CIA Director John Brennan is criticized for helping facilitate the removal of any references to Islamism in FBI training materials. To accomplish the purge, Brennan actively collaborated with known U.S. Muslim Brotherhood fronts including ISNA and MPAC, among others. Many of Brennan's related speeches often sought to divorce Islam from terrorism.
Speaking at the Center for Strategic and International Studies in 2009, Brennan rejected the term "jihadists:" Jihad is "a legitimate term ... meaning to purify oneself or to wage a holy struggle for a moral goal..."
While the term 'jihad' may have multiple meanings, terrorists call themselves jihadists while waging violent campaigns in an effort to establish Islamist rule worldwide. Pretending that Islam has nothing to do with jihadist violence promotes a culture of political correctness that inhibits law enforcement from tackling the threat from radical Islamism.
Secretary of State John Kerry also plays into this narrative, trying to disassociate any role for radical ideology in fueling Islamist violence. At a press conference earlier this year, Kerry said: "Daesh [ISIS] is in fact nothing more than a mixture of killers, of kidnappers, of criminals, of thugs, of adventurers, of smugglers and thieves... And they are also above all apostates, people who have hijacked a great religion and lie about its real meaning and lie about its purpose and deceive people in order to fight for their purposes."
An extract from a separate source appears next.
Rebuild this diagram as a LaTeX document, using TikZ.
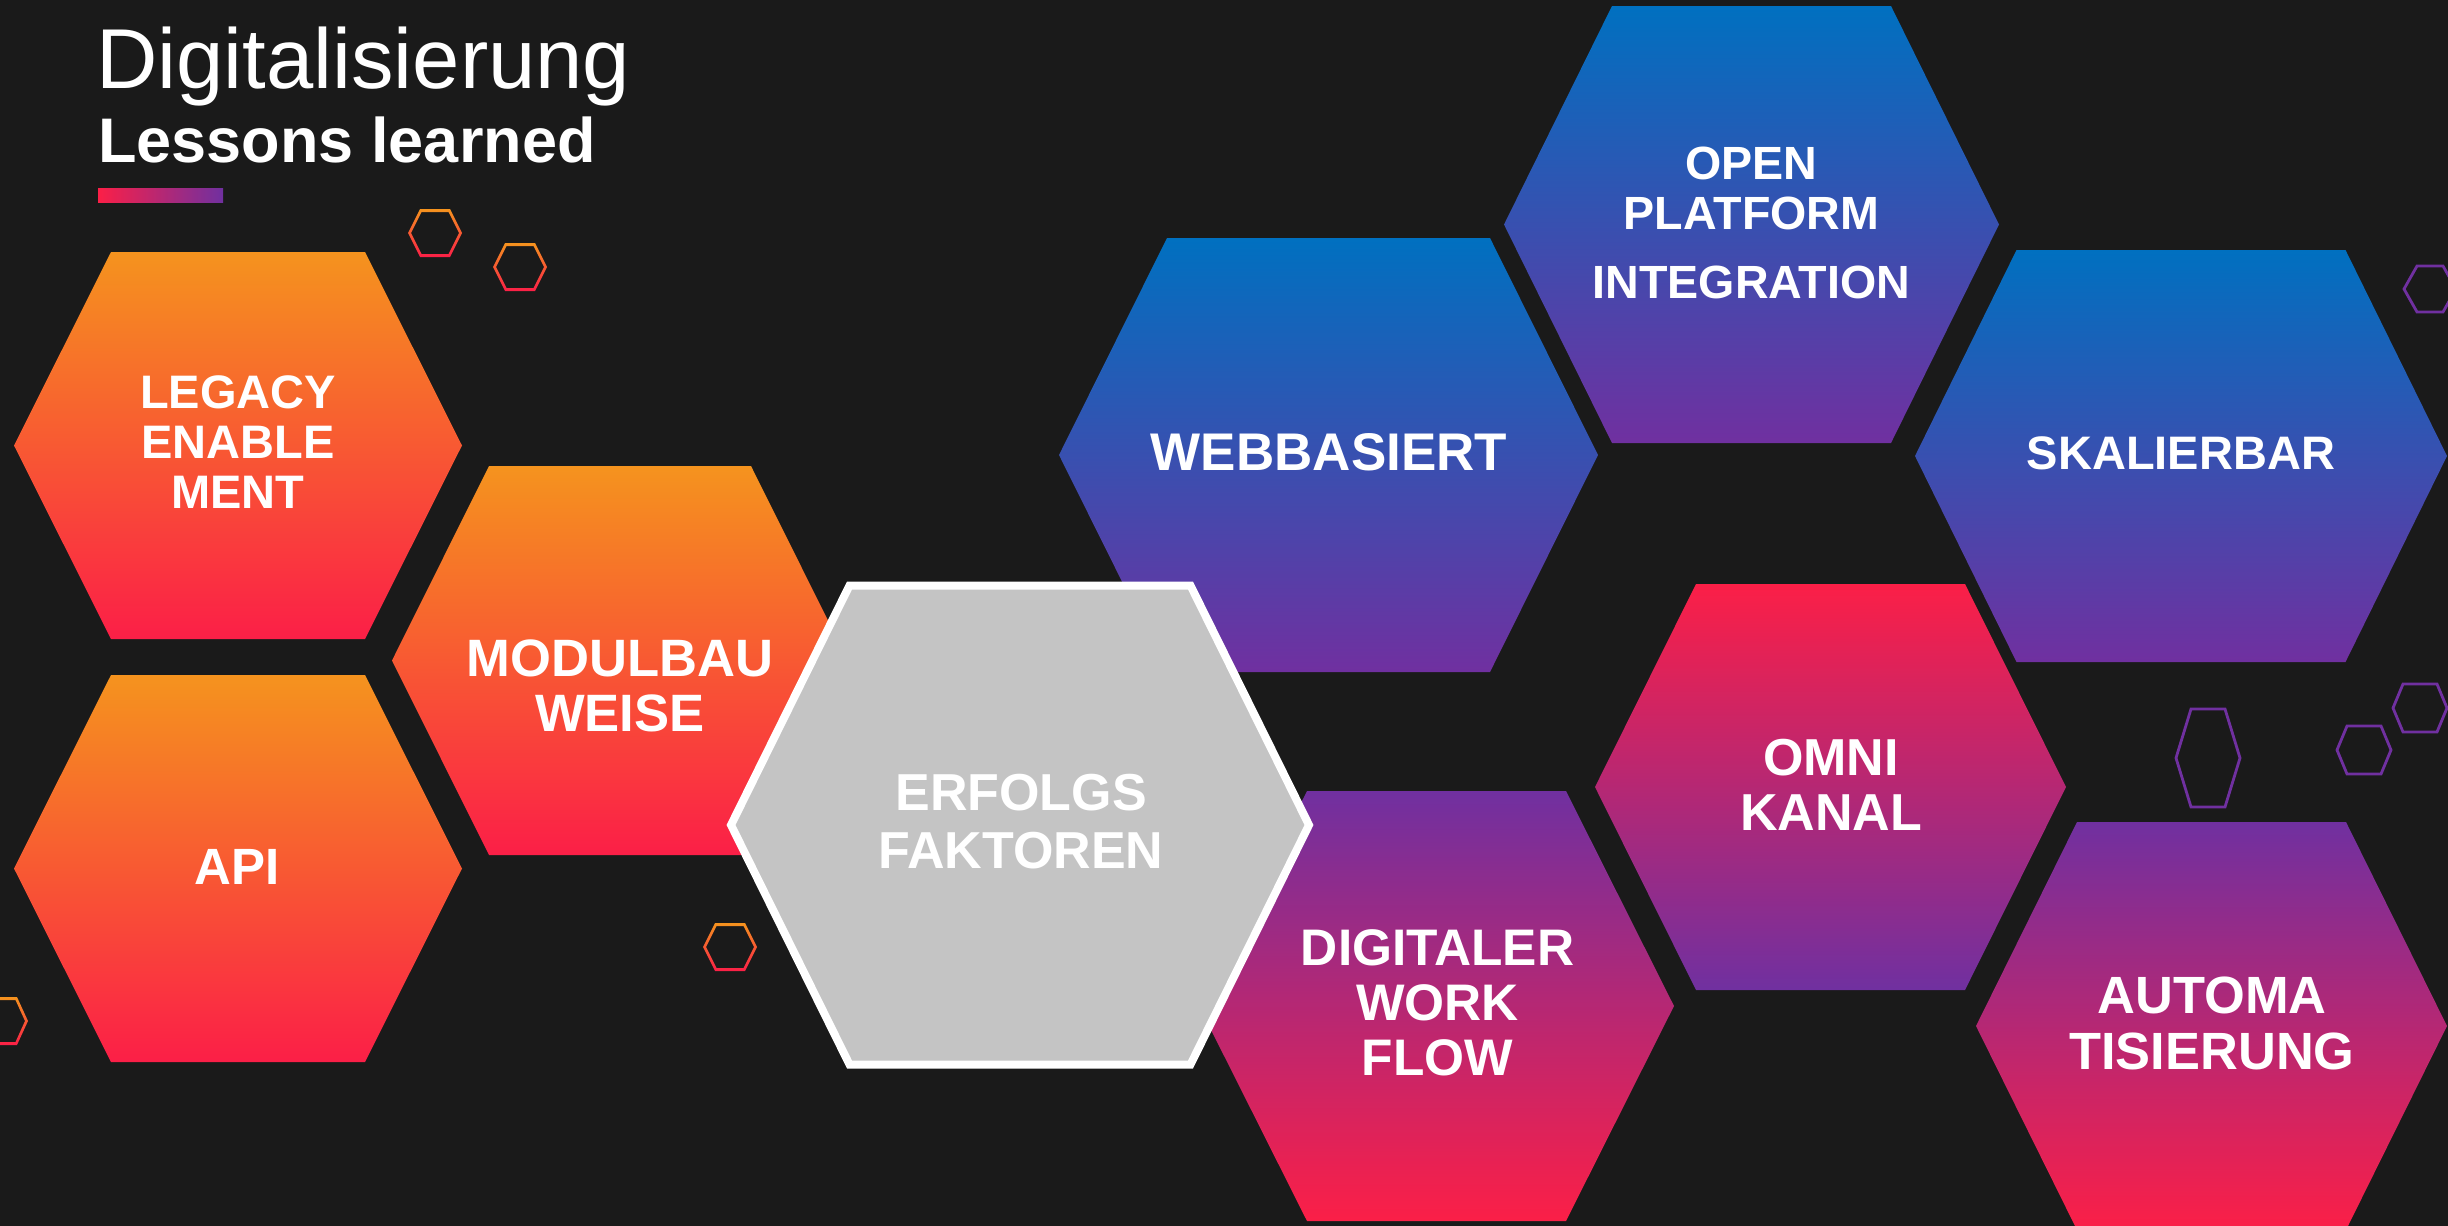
\documentclass[tikz,border=0pt]{standalone}
\usepackage{fontspec}
\setmainfont{Liberation Sans}
\definecolor{bg}{HTML}{1A1A1A}
\definecolor{orT}{HTML}{F5931E}
\definecolor{rdB}{HTML}{FB1F47}
\definecolor{blT}{HTML}{0070C0}
\definecolor{puB}{HTML}{7030A0}
\definecolor{erf}{HTML}{C4C4C4}
% hexagon path: centre x, centre y, half width, half top edge, half height
\newcommand\hexa[5]{(#1-#3,#2) -- (#1-#4,#2-#5) -- (#1+#4,#2-#5) -- (#1+#3,#2) -- (#1+#4,#2+#5) -- (#1-#4,#2+#5) -- cycle}
\newcommand\lblfont[2]{\fontsize{#1}{#2}\selectfont\bfseries}
\tikzset{
  lbl/.style={text=white, align=center, inner sep=0pt},
  warm/.style={top color=orT, bottom color=rdB},
  cool/.style={top color=blT, bottom color=puB},
  pinkup/.style={top color=rdB, bottom color=puB},
  pinkdown/.style={top color=puB, bottom color=rdB},
  ring/.style={top color=orT, bottom color=rdB, even odd rule},
  pring/.style={draw=puB, line width=1.4pt, line join=miter},
}
\begin{document}
\begin{tikzpicture}[x=0.5pt,y=-0.5pt]
\useasboundingbox (0,0) rectangle (2448,1226);
\fill[bg] (0,0) rectangle (2448,1226);
\clip (0,0) rectangle (2448,1226);

% title
\node[anchor=base west, inner sep=0pt, text=white, font=\fontsize{42.5}{45}\selectfont] (title) at (96,88) {Digitalisierung};
\node[anchor=base west, inner sep=0pt, text=white, font=\fontsize{31.5}{34}\selectfont\bfseries] (subtitle) at (98,162) {Lessons learned};
\shade[left color=rdB, right color=puB] (98,188) rectangle (223,202);

% small outline hexagons (warm)
\shade[ring] \hexa{435}{233}{27}{15}{24} \hexa{435}{233}{24}{13.5}{21};
\shade[ring] \hexa{520}{267}{27}{15}{24} \hexa{520}{267}{24}{13.5}{21};
\shade[ring] \hexa{730}{947}{27}{15}{24} \hexa{730}{947}{24}{13.5}{21};
\shade[ring] \hexa{1}{1021}{27}{16}{24} \hexa{1}{1021}{24}{14.5}{21};

% small outline hexagons (purple)
\draw[pring] \hexa{2430}{289}{26}{13}{23};
\draw[pring] \hexa{2208}{758}{32}{17}{49};
\draw[pring] \hexa{2364}{750}{27}{17}{24};
\draw[pring] \hexa{2420}{708}{27}{17}{24};

% warm hexagons
\shade[warm] \hexa{238}{445.5}{224}{127}{193.5};
\shade[warm] \hexa{238}{868.5}{224}{127}{193.5};
\shade[warm] \hexa{620}{660.5}{228}{131}{194.5};

% cool hexagons
\shade[cool] \hexa{1328.5}{455}{269.5}{161.5}{217};
\shade[cool] \hexa{1751.5}{224.5}{247.5}{139.5}{218.5};
\shade[cool] \hexa{2181}{456}{266}{164.5}{206};

% pink / purple hexagons
\shade[pinkup] \hexa{1830.5}{787}{235.5}{134.5}{203};
\shade[pinkdown] \hexa{1436.5}{1006}{237.5}{129.5}{215};
\shade[pinkdown] \hexa{2211.5}{1026}{235.5}{134.5}{204};

% centre hexagon
\filldraw[fill=erf, draw=white, line width=4pt, line join=miter] \hexa{1020}{825}{289}{170.5}{239.5};

% labels
\node[lbl, font=\lblfont{23.5}{25}] (legacy) at (238,442) {LEGACY\\ENABLE\\MENT};
\node[lbl, font=\lblfont{25.5}{27}] (api) at (237,867) {API};
\node[lbl, font=\lblfont{26.3}{27.5}] (modul) at (620,685.5) {MODULBAU\\WEISE};
\node[lbl, font=\lblfont{26}{29}] (erfolg) at (1021,821.5) {ERFOLGS\\FAKTOREN};
\node[lbl, font=\lblfont{26.5}{28}] (web) at (1329,452.5) {WEBBASIERT};
\node[lbl, font=\lblfont{23.3}{25}] (open) at (1751.5,223) {OPEN\\PLATFORM\\[9.5pt]INTEGRATION};
\node[lbl, font=\lblfont{23.5}{25}] (skal) at (2181,453) {SKALIERBAR};
\node[lbl, font=\lblfont{26}{27.5}] (omni) at (1831,784.5) {OMNI\\KANAL};
\node[lbl, font=\lblfont{25.7}{27.5}] (digi) at (1437.5,1003) {DIGITALER\\WORK\\FLOW};
\node[lbl, font=\lblfont{26.2}{28}] (auto) at (2212,1023) {AUTOMA\\TISIERUNG};
\end{tikzpicture}
\end{document}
Pretending that Islam or Islamism has no role in fueling most global terrorism today obscures the ideological confrontations required to counter the appeal of Islamist terrorist groups. This confrontation should be led by more moderate Muslims who unfortunately are sidelined by too many politicians and journalists in favor of radical Islamist organizations.
Having prominent U.S. politicians and other non-Muslim officials publicly engaging in Islamic theological debates regarding who is a true Muslim and who is an "apostate" is counterproductive and resembles a strategy that terrorist groups utilize to label infidels. Moderate Muslims correctly feel that radical Islamists and terrorist organizations are exploiting their religion to achieve their supremacist objectives. Yet moderate voices are continuously silenced by the likes of the people featured in the MEF report.